Review: “A Girl Walks Home Alone at Night”

By Alan Mattli A Girl Walks Home Alone at Night Poster

Iranian-American director Ana Lily Amirpour likes to describe her projects in “X meets Y” terms. “It’s Road Warrior meets Pretty in Pink with a dope soundtrack”, she has said of her upcoming English-language debut, before conjuring up yet another pairing of genre movie and 80s pop culture darling in another interview: The Bad Batch, as the film is set to be called, will be like “El topo meets Dirty Dancing“. While such tongue-in-cheek referentiality is certainly very timely and cannily evocative in a Tarantino sort of way, it does seem like an odd self-promotion strategy for a relative newcomer like the England-born Amirpour, as it suggests a rather limited frame of dicussion for a director’s work.

Of course, in a cultural era marked by rampant intertextuality and knowing pastiche, such an approach is nothing if not honest, but it does create an unfortunate sense of not being able to talk about a work on its own terms. It would be easy, and by no means inaccurate, to sum up the essence of A Girl Walks Home Alone at Night, Amirpour’s debut feature, as “Under the Skin meets Only Lovers Left Alive with a dash of Tarantino pulp”, but that wouldn’t do justice to the film’s boisterously stylish artistic self-assurance.

As far as plot is concerned, Girl doesn’t overexert itself, nor does it have to. Set in an Iranian ghost town named Bad City – and filmed in Taft, California –, where ghostly oil drilling machinery riddles the outskirts and scores of bodies are dumped into roadside ditches, it revolves around the intertwining fates of Arash (Arash Marandi), a young man struggling to accommodate his drug addict father (Marshall Manesh) and to stave off an intrusive dealer (Dominic Rains), and an unnamed female vampire (Sheila Vand) who prowls the streets of Bad City at night, dressed in a hijab, in search of prey.

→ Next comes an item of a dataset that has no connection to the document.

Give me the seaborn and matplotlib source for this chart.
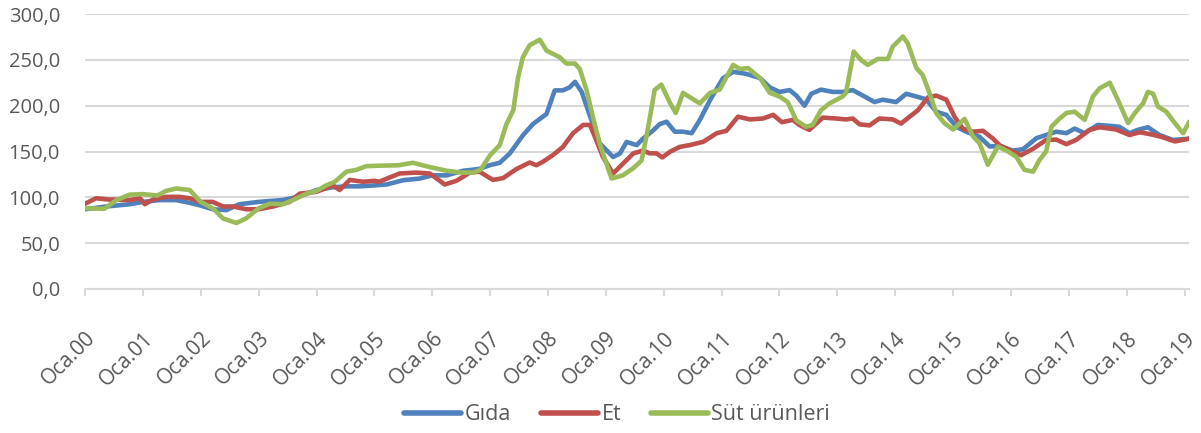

A Girl Walks Home Alone at Night 2

First and foremost, the film works as a beguiling mood piece. Helped considerably by Lyle Vincent’s gothic black-and-white cinematography, it manages to capture a faint yet pervasive feeling of impending doom, which does not necessarily follow from the story line. Rows of slightly derelict suburban bungalows, shot just out of focus, seem to have a strangely uncanny air about them; the image of Sheila Vand slowly cruising through the virtually abandoned town is one of apocalyptic romanticism.

This, along with the vampire’s penchant for playing capital-C Cool music on vinyl records, is the strongest link between A Girl Walks Home Alone at Night and Jim Jarmusch’s beautiful bloodsucker elegy Only Lovers Left Alive. It doesn’t seem like a similiarity that is entirely unintentional on the part of Amirpour, as her quasi-heroine’s vampirism appears to function along the same lines as the one practiced by Tom Hiddleston’s Adam and Tilda Swinton’s Eve. It is in comparison, however, that Girl suffers: in spite of the venerable turns by Vand and Arash Marandi, their characters never come close to reaching the same depth, the same weary likeability Jarmusch’s monstrous ur-hipsters exuded. They remain, due in part also to the at times Under the Skin-esque waiving of articulate dialogue, quite flat figures to be looked at rather than into, to be seen rather than empathised with.

A Girl Walks Home Alone at Night 1

Ultimately, A Girl Walks Home Alone at Night can be classified as an intriguing exercise in style carrying all the markings of an ambitious newcomer. Form rules over substance; there is an abundance of shots that clearly exist merely for their own sake; the overarching theme in terms of style is eclectic hybridity of culture (the American West meets the Middle East), genre (western meets horror), and even music (folk meets electronica meets rock). Amirpour’s debut is one that works in fits – the atmosphere and the element of classic horror being its standout features – and that is indicative of a directorial talent that has yet to come to fruition. But at a point in her career at which any kind of pigeonholing is hopelessly premature and irksomely confining, Amirpour is already being touted as “the new Tarantino”. May she rise above that unfortunate epithet.